COMPARATIVE STUDY
JOURNAL ARTICLE

In vivo comparison of radiation exposure of dual-energy CT versus low-dose CT versus standard CT for imaging urinary calculi

Maria A Jepperson, Joseph G Cernigliaro, El-Sayed H Ibrahim, Richard L Morin, William E Haley, David D Thiel
Journal of Endourology 2015, 29 (2): 141-6
25058059

PURPOSE: Dual-energy computed tomography (DECT) is an emerging imaging modality with the unique capability of determining urinary stone composition. This study compares radiation exposure of DECT, standard single-energy CT (SECT), and low-dose renal stone protocol single-energy CT (LDSECT) for the evaluation of nephrolithiasis in a single in vivo patient cohort.

MATERIALS AND METHODS: Following institutional review board (IRB) approval, we retrospectively reviewed 200 consecutive DECT examinations performed on patients with suspected urolithiasis over a 6-month period. Of these, 35 patients had undergone examination with our LDSECT protocol, and 30 patients had undergone examination of the abdomen and pelvis with our SECT imaging protocol within 2 years of the DECT examination. The CT dose index volume (CTDIvol) was used to compare radiation exposure between scans. Image quality was objectively evaluated by comparing image noise. Statistical evaluation was performed using a Student's t-test.

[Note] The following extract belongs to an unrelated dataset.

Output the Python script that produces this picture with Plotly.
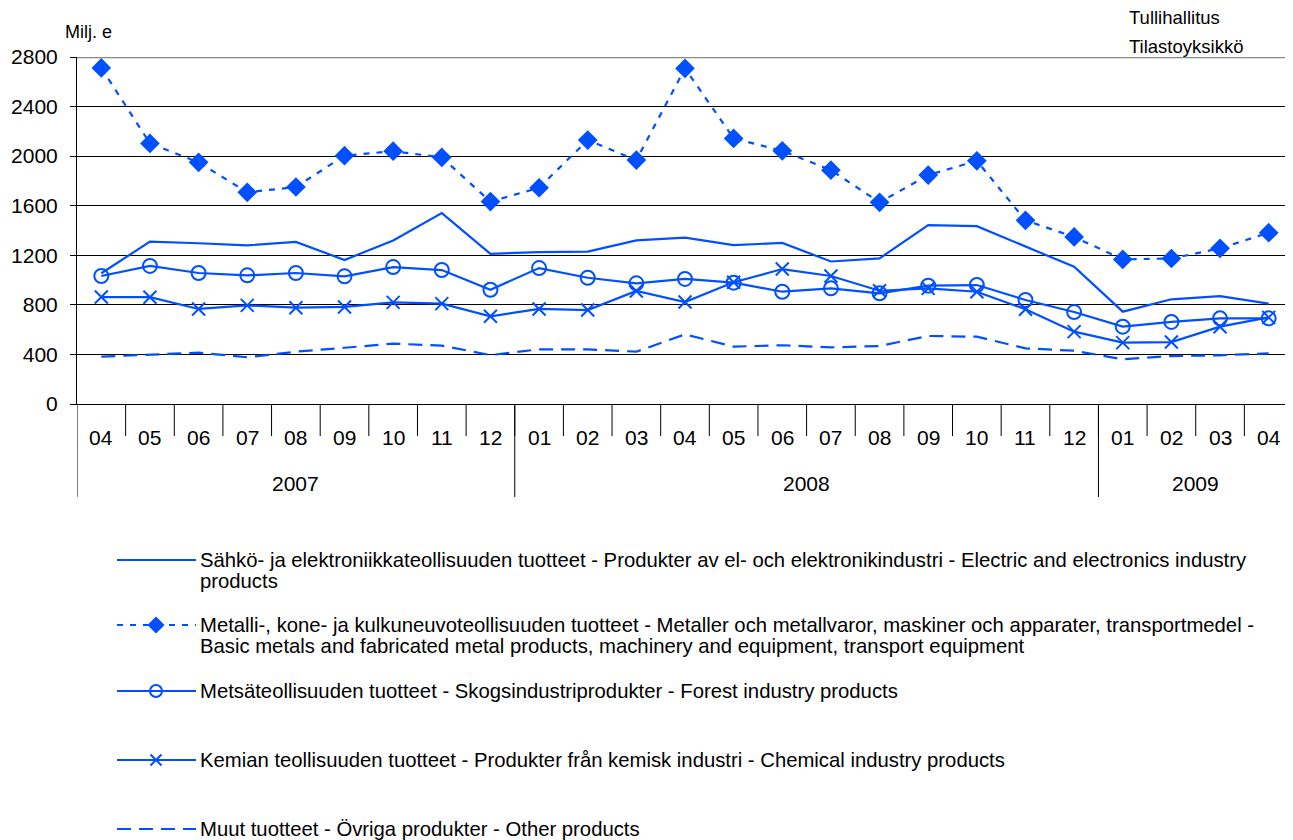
import plotly.graph_objects as go

# page body has an 8px default margin; work in screen pixels and shift
OFF = 8
W, H = 1293 - OFF, 840 - OFF

months = ["04", "05", "06", "07", "08", "09", "10", "11", "12",
          "01", "02", "03", "04", "05", "06", "07", "08", "09", "10", "11", "12",
          "01", "02", "03", "04"]
year_labels = ["2007", "2008", "2009"]
year_first = [0, 9, 21]
year_last = [8, 20, 24]

electronics = [1055, 1310, 1297, 1280, 1308, 1162, 1320, 1540, 1212, 1225, 1230, 1320, 1342,
               1282, 1300, 1150, 1175, 1443, 1435, 1270, 1107, 745, 845, 870, 810]
metal = [2712, 2103, 1950, 1708, 1751, 2004, 2040, 1990, 1633, 1745, 2130, 1968, 2708,
         2143, 2043, 1887, 1627, 1847, 1962, 1482, 1348, 1167, 1174, 1256, 1382]
forest = [1033, 1114, 1057, 1038, 1057, 1030, 1105, 1081, 922, 1097, 1019, 974, 1009,
          979, 906, 933, 893, 955, 960, 839, 742, 624, 662, 691, 691]
chemical = [863, 862, 767, 796, 777, 783, 820, 810, 708, 767, 758, 912, 823,
            982, 1089, 1033, 914, 933, 906, 764, 584, 495, 500, 624, 699]
other = [382, 401, 414, 377, 422, 454, 487, 471, 395, 441, 441, 422, 562,
         463, 474, 457, 468, 549, 543, 449, 430, 361, 387, 393, 409]

names = [
    ["Sähkö- ja elektroniikkateollisuuden tuotteet - Produkter av el- och elektronikindustri - Electric and electronics industry",
     "products"],
    ["Metalli-, kone- ja kulkuneuvoteollisuuden tuotteet - Metaller och metallvaror, maskiner och apparater, transportmedel -",
     "Basic metals and fabricated metal products, machinery and equipment, transport equipment"],
    ["Metsäteollisuuden tuotteet - Skogsindustriprodukter - Forest industry products"],
    ["Kemian teollisuuden tuotteet - Produkter från kemisk industri - Chemical industry products"],
    ["Muut tuotteet - Övriga produkter - Other products"],
]

BLUE = "#0050FF"
FONT = "Liberation Sans, Arial, sans-serif"

series = [
    dict(y=electronics, dash="solid", symbol=None, size=0),
    dict(y=metal, dash="6px,7px", symbol="diamond", size=13),
    dict(y=forest, dash="solid", symbol="circle-open", size=14),
    dict(y=chemical, dash="solid", symbol="x-thin-open", size=13),
    dict(y=other, dash="14px,8px", symbol=None, size=0),
]

x = list(range(len(months)))


def sx(v):
    return v - OFF


def sy(v):
    return v - OFF


# plot area in screen pixels
PL, PR, PT, PB = 77, 1293, 57, 404

fig = go.Figure()

for s, nm in zip(series, names):
    fig.add_trace(go.Scatter(
        x=x, y=s["y"], mode="lines+markers" if s["symbol"] else "lines",
        line=dict(color=BLUE, width=2.2, dash=s["dash"]),
        marker=dict(symbol=s["symbol"] or "circle", size=s["size"], color=BLUE,
                    line=dict(color=BLUE, width=2)),
        name=nm[0], showlegend=False, xaxis="x", yaxis="y"))

# manual legend (pixel coordinate overlay axes)
leg_y = [560, 625, 691, 760, 829]
for s, nm, ly in zip(series, names, leg_y):
    fig.add_trace(go.Scatter(
        x=[sx(117), sx(196)], y=[sy(ly), sy(ly)], mode="lines",
        line=dict(color=BLUE, width=2.2, dash=s["dash"]),
        showlegend=False, hoverinfo="skip", xaxis="x2", yaxis="y2"))
    if s["symbol"]:
        fig.add_trace(go.Scatter(
            x=[sx(156)], y=[sy(ly)], mode="markers",
            marker=dict(symbol=s["symbol"], size=s["size"] - 2, color=BLUE,
                        line=dict(color=BLUE, width=2)),
            showlegend=False, hoverinfo="skip", xaxis="x2", yaxis="y2"))
    for k, line in enumerate(nm):
        fig.add_annotation(x=sx(198), y=sy(ly + 21 * k), xref="x2", yref="y2", text=line,
                           showarrow=False, xanchor="left", yanchor="middle",
                           font=dict(size=20.3, color="black", family=FONT))

annotations = []
shapes = []

# month labels and separators
for i, m in enumerate(months):
    annotations.append(dict(x=i, y=sy(437), xref="x", yref="y2", text=m, showarrow=False,
                            xanchor="center", yanchor="middle",
                            font=dict(size=21, color="black", family=FONT)))
for i in range(len(months) - 1):
    shapes.append(dict(type="line", x0=i + 0.5, x1=i + 0.5, y0=sy(PB), y1=sy(436),
                       xref="x", yref="y2", line=dict(color="black", width=1)))
# year labels and separators
for lab, a, b in zip(year_labels, year_first, year_last):
    annotations.append(dict(x=(a + b) / 2, y=sy(483), xref="x", yref="y2", text=lab,
                            showarrow=False, xanchor="center", yanchor="middle",
                            font=dict(size=21, color="black", family=FONT)))
    shapes.append(dict(type="line", x0=a - 0.5, x1=a - 0.5, y0=sy(PB), y1=sy(497),
                       xref="x", yref="y2", line=dict(color="black", width=1)))

# top border in grey
shapes.append(dict(type="line", x0=0, x1=1, xref="x domain", y0=2800, y1=2800, yref="y",
                   line=dict(color="#888888", width=2.5)))

annotations.append(dict(x=sx(63), y=sy(32), xref="x2", yref="y2", text="Milj. e",
                        showarrow=False, xanchor="left", yanchor="middle",
                        font=dict(size=18, color="black", family=FONT)))
annotations.append(dict(x=sx(1127), y=sy(17), xref="x2", yref="y2", text="Tullihallitus",
                        showarrow=False, xanchor="left", yanchor="middle",
                        font=dict(size=18.5, color="black", family=FONT)))
annotations.append(dict(x=sx(1127), y=sy(46), xref="x2", yref="y2", text="Tilastoyksikkö",
                        showarrow=False, xanchor="left", yanchor="middle",
                        font=dict(size=18.5, color="black", family=FONT)))

for a in annotations:
    fig.add_annotation(**a)

fig.update_layout(
    template="none",
    width=W, height=H,
    margin=dict(l=0, r=0, t=0, b=0, pad=0, autoexpand=False),
    paper_bgcolor="white", plot_bgcolor="rgba(0,0,0,0)",
    font=dict(family=FONT, color="black"),
    showlegend=False,
    shapes=shapes,
    xaxis=dict(domain=[sx(PL) / W, 1], range=[-0.5, len(months) - 0.5],
               showticklabels=False, showgrid=False, zeroline=False, automargin=False,
               showline=True, linecolor="black", linewidth=1, ticks="", anchor="y",
               fixedrange=True),
    yaxis=dict(domain=[(H - sy(PB)) / H, (H - sy(PT)) / H], range=[0, 2800], dtick=400,
               tick0=0, showgrid=True, gridcolor="black", gridwidth=1, zeroline=False,
               showline=True, linecolor="black", linewidth=1, ticks="outside",
               ticklen=6, tickcolor="black", ticklabelstandoff=8, automargin=False,
               tickfont=dict(size=21, color="black", family=FONT), anchor="x",
               fixedrange=True),
    xaxis2=dict(domain=[0, 1], range=[0, W], visible=False, anchor="y2",
                automargin=False, fixedrange=True),
    yaxis2=dict(domain=[0, 1], range=[H, 0], visible=False, anchor="x2",
                automargin=False, fixedrange=True),
)

fig.write_html("out.html")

RESULTS: DECT performed at 80/140 kVp and 100/140 kVp did not produce a significant difference in radiation exposure compared with LDSECT (p=0.09 and 0.18, respectively). DECT performed at 80/140 kVp and 100/140 kVp produced an average 40% and 31%, respectively, reduction in radiation exposure compared with SECT (p<0.001). For patients imaged with the 100/140 kVp protocol, average values for images noise were higher in the LDSECT images compared with DECT images (p<0.001) and there was no significant difference in image noise between DECT and SECT images in the same patient (p=0.88). Patients imaged with the 80/140 kVp protocol had equivocal image noise compared with LDSECT images (p=0.44), however, DECT images had greater noise compared with SECT images in the same patient (p<0.001). Of the 75 patients included in the study, stone material was available for 16; DECT analysis correctly predicted stone composition in 15/16 patients (93%).

CONCLUSION: DECT provides knowledge of stone composition in addition to the anatomic information provided by LDSECT/SECT without increasing patient radiation exposure and with minimal impact on image noise.